Quel est l’apport des différents niveaux ? : Par le renforcement du bilatéralisme, l’UE a pu mieux connaitre les intérêts défendus par ses partenaires, cela n’implique pas de les accepter, mais la multiplication des sommets profite à la connaissance mutuelle et même si l’on peut parfois parler de diplomatie déclaratoire, cela a permis à la diplomatie européenne d’exister alors que tous les regards étaient portés vers l’Asie. Le régionalisme et le transrégionalisme peuvent à la fois faciliter le travail de l’UE et le compliquer, mais certains sommets ont marqué son apprentissage (ASEM 1996-2002 ou ASEAN en 2007 avec la relance de la coopération). L’ASEM devient un large forum de discussions ou les rencontres ministérielles annexes peuvent être un atout important pour la diplomatie européenne. Le régionalisme offre à l’UE un moyen supplémentaire pour renforcer sa stature internationale. Quant au multilatéralisme, le bilan est plus mitigé pour l’UE, elle a une relation très forte à l’ONU, mais l’échec même de l’organisation ainsi que les divisions européennes sur sa réforme ont fait beaucoup de tort à la politique des institutions communautaires, les États membres cherchant à s’intégrer à la club governance, avec parfois la présence de la Commission.

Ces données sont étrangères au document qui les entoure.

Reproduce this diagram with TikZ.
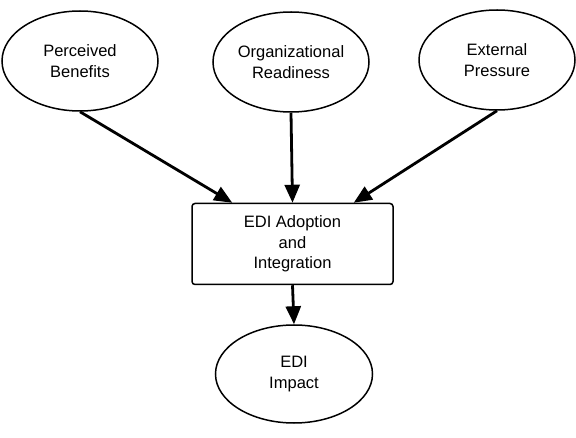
\documentclass[tikz,border=0pt]{standalone}
\usepackage{fontspec}
\setmainfont{Liberation Sans}
\usetikzlibrary{arrows.meta,shapes.geometric,calc}
\begin{document}
\begin{tikzpicture}[x=1pt,y=-1pt,
  ell/.style={draw,line width=1.5pt,ellipse,inner sep=0pt,align=center,font=\fontsize{16.5}{20.5}\selectfont},
  boxn/.style={draw,line width=1.5pt,rounded corners=3pt,inner sep=0pt,align=center,font=\fontsize{16.5}{20.5}\selectfont},
  arr/.style={line width=2.8pt,-{Triangle[length=18pt,width=15pt]}}]
\useasboundingbox (0,0) rectangle (576,438);
\node[ell,minimum width=156pt,minimum height=100pt] (pb) at (80,61) {Perceived\\Benefits};
\node[ell,minimum width=156pt,minimum height=100pt] (or) at (291,62) {Organizational\\Readiness};
\node[ell,minimum width=156pt,minimum height=100pt] (ep) at (497,60) {External\\Pressure};
\node[boxn,minimum width=201pt,minimum height=81pt] (ad) at (292.5,244) {EDI Adoption\\and\\Integration};
\node[ell,minimum width=157pt,minimum height=98pt] (im) at (294,374) {EDI\\Impact};
\coordinate (t1) at ($(ad.north west)+(41,0)$);
\coordinate (t3) at ($(ad.north east)+(-40,0)$);
\draw[arr] (pb.south) -- (t1);
\draw[arr] (or.south) -- (ad.north);
\draw[arr] (ep.south) -- (t3);
\draw[arr] (ad.south) -- (im.north);
\end{tikzpicture}
\end{document}
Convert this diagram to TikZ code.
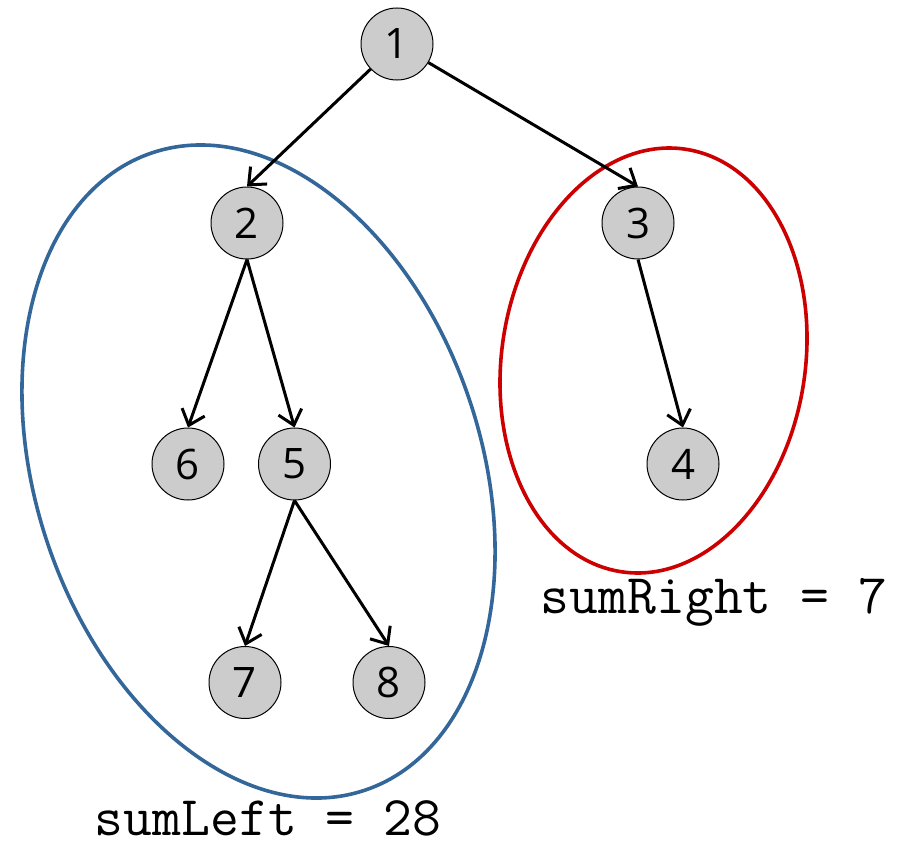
\documentclass[tikz,border=0pt]{standalone}
\usepackage{fontspec}
\newfontfamily\nodefont{Open Sans}
\usetikzlibrary{arrows.meta}
\definecolor{nodegray}{HTML}{CCCCCC}
\definecolor{leftblue}{HTML}{336699}
\definecolor{rightred}{HTML}{CC0000}
\begin{document}
\begin{tikzpicture}[x=1pt,y=1pt,
  treenode/.style={circle,draw=black,line width=1pt,fill=nodegray,minimum size=72pt,inner sep=0pt,font=\nodefont\fontsize{42}{42}\selectfont},
  edge/.style={line width=3pt,-{Straight Barb[length=14pt,width=24pt,line width=3pt]}},
  group/.style={line width=3.6pt},
  sumlabel/.style={font=\ttfamily\fontsize{56}{56}\selectfont,inner sep=0pt,anchor=base}
]
\useasboundingbox (0,0) rectangle (901,-843);
\draw[group,leftblue] (258.5,-471.5) ellipse[x radius=222.8,y radius=336,rotate=18.4];
\draw[group,rightred] (653.5,-360.5) ellipse[x radius=151.8,y radius=213.7,rotate=-8.7];
\node[treenode] (n1) at (397,-44) {1};
\node[treenode] (n2) at (247,-223) {2};
\node[treenode] (n3) at (638,-223) {3};
\node[treenode] (n6) at (188,-464) {6};
\node[treenode] (n5) at (294.5,-464) {5};
\node[treenode] (n4) at (683,-464) {4};
\node[treenode] (n7) at (245,-682.5) {7};
\node[treenode] (n8) at (389,-682.5) {8};
\draw[edge] (n1) -- (n2.north);
\draw[edge] (n1) -- (n3.north);
\draw[edge] (n2.south) -- (n6.north);
\draw[edge] (n2.south) -- (n5.north);
\draw[edge] (n3.south) -- (n4.north);
\draw[edge] (n5.south) -- (n7.north);
\draw[edge] (n5.south) -- (n8.north);
\node[sumlabel] (sr) at (714,-613) {sumRight = 7};
\node[sumlabel] (sl) at (268,-835) {sumLeft = 28};
\end{tikzpicture}
\end{document}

Leur multiplication a-t-elle permis à la diplomatie européenne de progresser ? : L’action extérieure européenne se déploie donc sur plusieurs niveaux ce qui lui permet de dépasser les blocages qui peuvent exister dans certaines relations. Le cas de la Birmanie avec l’ASEAN sera l’élément formateur, mais à travers l’interrégionalisme, le transrégionalisme, les sommets UE+1 ou la diplomatie des États membres quand une position commune est acquise, la diplomatie européenne en profite pour parfaire son apprentissage et ses méthodes. Visibilité, par la réforme des délégations et du SEAE, et crédibilité, par la soft security l’AMM n’étant pas le KEDO, seront les maitres mots de la présence européenne et la possibilité d’agir sur plusieurs niveaux n’est pas synonyme de confusion.

Quels sont ses domaines d’actions ? : La Politique commerciale commune a dû faire face à l’irruption de nouveaux sujets (ceux des Questions de Singapour) en plus de l’introduction de normes environnementales et sociales dans la conclusion des accords. Mais pour l’UE, il s’agissait de soutenir le tissu multilatéral et d’intégrer les émergents au système international dont la plupart des institutions reposaient encore sur Bretton Woods. Mais c’est le domaine culturel qui est sous-évalué dans la relation entre l’Europe et l’Asie. Sous l’action conjointe des institutions européennes et asiatiques, ainsi que celle des États membres, de nombreux programmes et sommets permettent les échanges entre peuples à travers de nombreux forums et le développement de la track two diplomacy tout en soutenant les autres domaines comme la défense des droits de l’homme avec la lutte contre la peine de mort en RPC. Dans le cas de la défense et de la sécurité, des progrès ont été accomplis, mais il est difficile de juger sur un domaine où les prérogatives des États membres restent fortes, néanmoins, sans les organes de la PSDC, la gestion des crises civiles n’aurait pu avoir lieu de manière coordonnée donc, sur ce point aussi, la PSDC, par l’ARF, l’AMM et le Timor, a appris de l’Asie, sans oublier l’Afrique.

La politique asiatique communautaire profite-t-elle à la diplomatie européenne ? : L’attrait pour l’émergence asiatique a poussé les Européens à définir des politiques asiatiques d’abord en ordre dispersé puis de manière un peu plus cohérente avec la Nouvelle Stratégie Asiatique. Mais c’est aussi la volonté de participer à la stabilisation de la région tout en mettant en avant les droits de l’homme puis la lutte contre le réchauffement climatique. Projet ambitieux pour une région qui connait plus de régimes autocratiques que de démocraties et dont la croissance économique pèse pour beaucoup dans l’émission des gaz à effet de serre. Mais l’implication de l’UE a tous les niveaux lui a apporté une certaine expérience dans la conduite de son action extérieure, d’autant plus dans une région qui devrait peser dans le 21ème siècle. Les interactions avec l’Asie poussent l’UE à réfléchir à sa place sur la scène internationale et ainsi, progressivement, à définir des stratégies ciblées, voir une grand strategy.

Mots clés : Union européenne, Asie, Nouvelle stratégie asiatique, ASEAN, ASEM, PESC, PSDC, Chine, Inde, Japon, Corée, Aceh Monitoring Mission.